Electron flow. My son had a test on electricity, and the dumbasses said that current flows from positive to negative. Which is dumb ass horse shit. Everyone knows that electron flow is negative to positive.
Mug Root Beer. I was trying to find out if the "Mugrootbeeroffcial" socials was actually them. Their youtube videos are nuts.
I don't remember which term it was, but I often use wikipedia to clarify translations. Complex terms are usually not found in dictionaries (online or paper). So i can look for the term in a localized wikipedia, and then switch to the English version of that article.
This was yesterday. High speed rail in Japan/China and in Belgium/Netherlands
I was watching an RMTransit video last night, and just realized how almost comical it is that Belgium and the Netherlands (which together is not much bigger than the Tokyo or Shanghai metropolitan areas) have multiple high-speed rail lines
Porn actress Kagney Linn Karter. I recently found out she took her own life last year which was quite sad.
Aron Flam, Swedish comedian. Igorrr, a French avant garde metal band.

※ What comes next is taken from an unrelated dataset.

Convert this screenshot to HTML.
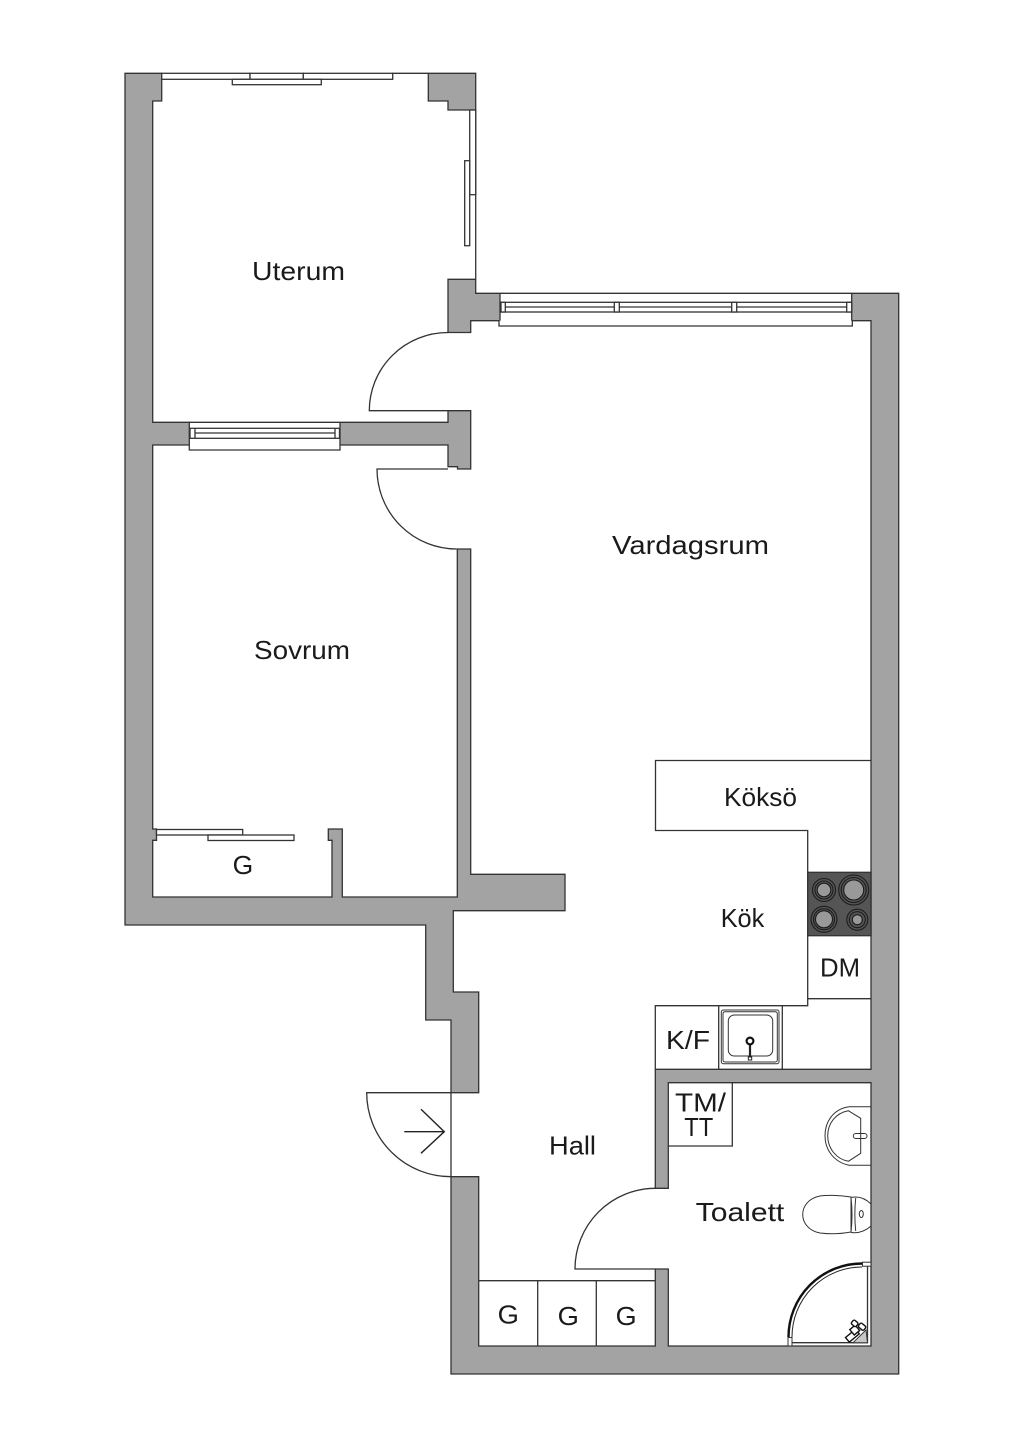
<!DOCTYPE html>
<html>
<head>
<meta charset="utf-8">
<style>
html,body{margin:0;padding:0;background:#fff}
svg{display:block}
text{font-family:"Liberation Sans",sans-serif;font-size:26px;fill:#1a1a1a}
.w{fill:#a3a3a3;stroke:#333;stroke-width:1.3;stroke-linejoin:miter}
.l{fill:none;stroke:#333;stroke-width:1.3}
.f{fill:#fff;stroke:#333;stroke-width:1.3}
.t{fill:none;stroke:#333;stroke-width:1}
</style>
</head>
<body>
<svg width="1024" height="1448" viewBox="0 0 1024 1448" xmlns="http://www.w3.org/2000/svg">
<rect width="1024" height="1448" fill="#fff"/>

<!-- Walls -->
<path class="w" d="M125,73.3H161.7V101H152.7V422.3H189.3V445H152.7V829H156.5V840.3H152.7V897H332V840.3H328.3V829H342.3V897H457.3V549H470.7V874.3H565V910.7H453.3V992H478.7V1092.7H451V1020H425.7V925H125Z"/>
<path class="w" d="M340,422.3H448V410.7H470.7V469H457.5V466.7H448V445H340Z"/>
<path class="w" d="M428.3,73.3H475.7V110H448V101H428.3Z"/>
<path class="w" d="M448,279.3H475.7V293.3H500V320.7H470.7V332.5H448Z"/>
<path class="w" d="M851.7,293.3H898.7V1374H451V1176.7H478.7V1346H655.3V1269H668.3V1346H871V1082.7H668.3V1188.3H655.3V1069.3H871V320.7H851.7Z"/>

<!-- Uterum windows -->
<path class="l" d="M392,73.3H428.3M475.7,110V279.3"/>
<rect class="f" x="161.7" y="73.3" width="88.3" height="6"/>
<rect class="f" x="250" y="73.3" width="53.3" height="6"/>
<rect class="f" x="303.3" y="73.3" width="89.4" height="6"/>
<rect class="f" x="232.3" y="79.3" width="89" height="5.4"/>
<rect class="f" x="469.7" y="110" width="6" height="84.7"/>
<rect class="f" x="464.7" y="160.7" width="5" height="85"/>

<!-- Living room window -->
<path class="f" d="M499,320.7V326H852.3V320.7"/>
<path class="l" d="M500,293.3H851.7"/>
<rect class="f" x="501" y="302.3" width="350.7" height="9.7"/>
<path class="l" d="M505.3,307H846.7"/>
<rect class="f" x="501" y="302.3" width="4.3" height="9.7"/>
<rect class="f" x="614.3" y="302.3" width="5" height="9.7"/>
<rect class="f" x="731.7" y="302.3" width="5" height="9.7"/>
<rect class="f" x="846.7" y="302.3" width="5" height="9.7"/>

<!-- Divider window -->
<path class="l" d="M189.3,422.3H340"/>
<path class="f" d="M189.3,445V450H340V445"/>
<rect class="f" x="190" y="428.3" width="149.5" height="10"/>
<path class="l" d="M195,433H335M195,428.3V438.3M335,428.3V438.3"/>

<!-- Doors -->
<path class="l" d="M448,332.5A78.7,78.2 0 0 0 369.3,410.7H448"/>
<path class="l" d="M448,469H377A79.7,80 0 0 0 456.7,549"/>
<path class="l" d="M451,1092.7H366.7A84.3,84 0 0 0 451,1176.7V1092.7"/>
<path class="l" d="M655.3,1188.3A80.3,80.7 0 0 0 575,1269H655.3"/>

<!-- Entry arrow -->
<path d="M404.3,1131.7H444.3M421,1109.3L444.3,1131.7L421,1153.3" fill="none" stroke="#222" stroke-width="1.4"/>

<!-- Bedroom closet -->
<rect class="f" x="156.5" y="829.5" width="86.2" height="5.5"/>
<rect class="f" x="208" y="835" width="86" height="5.5"/>

<!-- Hall closets -->
<path class="l" d="M478.7,1280.7H655.3M537.7,1280.7V1346M596.3,1280.7V1346"/>

<!-- Kitchen -->
<path class="l" d="M871,760.5H655.5V830.5H807.7V1005.7H655.3V1069.3M807.7,998.7H871M718.7,1005.7V1069.3M782.3,1005.7V1069.3"/>
<rect x="807.7" y="872.3" width="63.3" height="63.4" fill="#555" stroke="#333" stroke-width="1.3"/>
<g stroke="#1c1c1c" fill="#555" stroke-width="1.1">
<circle cx="824" cy="890" r="11.5"/><circle cx="824" cy="890" r="9"/><circle cx="824" cy="890" r="6.8" fill="#999"/>
<circle cx="853.7" cy="890" r="15"/><circle cx="853.7" cy="890" r="12.5"/><circle cx="853.7" cy="890" r="10" fill="#999"/>
<circle cx="824" cy="919.3" r="13"/><circle cx="824" cy="919.3" r="10.5"/><circle cx="824" cy="919.3" r="8.5" fill="#999"/>
<circle cx="857.3" cy="919.7" r="10.5"/><circle cx="857.3" cy="919.7" r="8"/><circle cx="857.3" cy="919.7" r="5" fill="#999"/>
</g>
<!-- Kitchen sink -->
<rect class="t" x="721.3" y="1010" width="57.7" height="53.7" rx="2"/>
<rect class="t" x="723" y="1011.7" width="54.3" height="50.3" rx="2"/>
<rect class="t" x="728.3" y="1015" width="44.4" height="41" rx="6"/>
<circle cx="750" cy="1041" r="3.4" fill="#fff" stroke="#111" stroke-width="2.2"/>
<path d="M750,1045V1057" stroke="#222" stroke-width="2.2"/>
<rect x="748.3" y="1057" width="3.4" height="3" fill="#fff" stroke="#222" stroke-width="1"/>

<!-- WC box -->
<path class="l" d="M668.3,1146H732.3V1082.7"/>

<!-- Wash basin -->
<path class="t" d="M871,1106.7H849C833,1109 825,1122 825,1135.7C825,1150 834,1162 849,1165.3H871"/>
<path class="t" d="M848.3,1110.7L860.7,1118.3V1153.3L848.3,1161.3C836,1159 827.7,1148 827.7,1135.7C827.7,1123 836,1113 848.3,1110.7Z"/>
<rect class="t" x="853.3" y="1133.5" width="13.7" height="5" rx="2.5"/>

<!-- Toilet -->
<path class="t" d="M851,1197C838,1195 826,1195 820,1196C809,1198 802.7,1206 802.7,1214.5C802.7,1223 809,1231 820,1233C828,1234 840,1234 851,1232Z"/>
<path class="t" d="M851,1197.5Q853,1214.5 851,1232.5M855.7,1198Q854,1214.5 855.7,1231"/>
<path class="t" d="M851,1197.5Q862,1195 871,1204M851,1232.5Q862,1234 871,1226"/>
<ellipse cx="861.3" cy="1214" rx="2" ry="3.5" class="t"/>

<!-- Shower -->
<path class="l" d="M867.5,1266V1342.7H790"/>
<path d="M862,1263.5A73.5,73.5 0 0 0 788.5,1337" fill="none" stroke="#111" stroke-width="2.4"/>
<path d="M862,1267A70,70 0 0 0 792,1337" fill="none" stroke="#222" stroke-width="1"/>
<rect x="862.5" y="1262.2" width="8.5" height="4" fill="#fff" stroke="#333" stroke-width="1"/>
<rect x="788" y="1337.5" width="4" height="8.5" fill="#fff" stroke="#333" stroke-width="1"/>
<path d="M866,1330L853,1342.7H867.5Z" fill="#c8c8c8" stroke="#333" stroke-width="1"/>
<g fill="#fff" stroke="#111" stroke-width="1.4">
<rect x="846" y="1333" width="13" height="6" transform="rotate(-40 852 1336)"/>
<rect x="851" y="1327" width="7" height="7" transform="rotate(-40 854 1330)"/>
<rect x="852" y="1321" width="6" height="5" rx="1.5" transform="rotate(40 855 1323)"/>
<rect x="859" y="1324" width="7" height="5" rx="1.5" transform="rotate(40 862 1326)"/>
</g>

<!-- Labels -->
<text x="252" y="280" textLength="93" lengthAdjust="spacingAndGlyphs">Uterum</text>
<text x="612" y="554" textLength="157" lengthAdjust="spacingAndGlyphs">Vardagsrum</text>
<text x="254" y="659" textLength="96" lengthAdjust="spacingAndGlyphs">Sovrum</text>
<text x="724" y="806" textLength="73" lengthAdjust="spacingAndGlyphs">Köksö</text>
<text x="720.7" y="927" textLength="43.6" lengthAdjust="spacingAndGlyphs">Kök</text>
<text x="820" y="976.7" textLength="40" lengthAdjust="spacingAndGlyphs">DM</text>
<text x="666" y="1049" textLength="44" lengthAdjust="spacingAndGlyphs">K/F</text>
<text x="675" y="1111.7" textLength="51" lengthAdjust="spacingAndGlyphs">TM/</text>
<text x="684.3" y="1136" textLength="29" lengthAdjust="spacingAndGlyphs">TT</text>
<text x="695.7" y="1221" textLength="88.6" lengthAdjust="spacingAndGlyphs">Toalett</text>
<text x="549" y="1154.3" textLength="47" lengthAdjust="spacingAndGlyphs">Hall</text>
<text x="232.7" y="874" textLength="20.6" lengthAdjust="spacingAndGlyphs">G</text>
<text x="497.7" y="1323.3" textLength="21.3" lengthAdjust="spacingAndGlyphs">G</text>
<text x="557.7" y="1325" textLength="21.3" lengthAdjust="spacingAndGlyphs">G</text>
<text x="615.7" y="1325" textLength="21" lengthAdjust="spacingAndGlyphs">G</text>
</svg>
</body>
</html>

Yeísmo -- https://en.wikipedia.org/wiki/Ye%C3%ADsmo
The double L in many Spanish dialects turning into a Y sound.
I had no idea there was a name for it. Cool!
https://en.wikipedia.org/wiki/List_of_fighter_aircraft
I've been looking at modern fighter jets for some inspiration in my sci-fi world I'm making, and I was kinda shocked to learn the US is the odd one out for having a relatively small gatling gun with a huge rate of fire and 100s of round of ammo. Turns out most modern jets use much slower firing, higher caliber autocannons and only have like 100-200 rounds on board. Reminds me of how the US almost exclusively used a bunch of .50s on their fighter planes during WWII while the rest of the world started mounting larger cannons on their planes
https://en.wikipedia.org/wiki/Ycu%C3%A1_Bola%C3%B1os_supermarket_fire
A pretty fucked up incident where hundreds of people were murdered because owners were worried about theft during a fire.
I'm using an old RC helicopter radio I bought eons ago to control a raspberry pi, so I'm reverse engineering the signal on the receiver side (which was surprisingly easy), and I got curious about the company in general.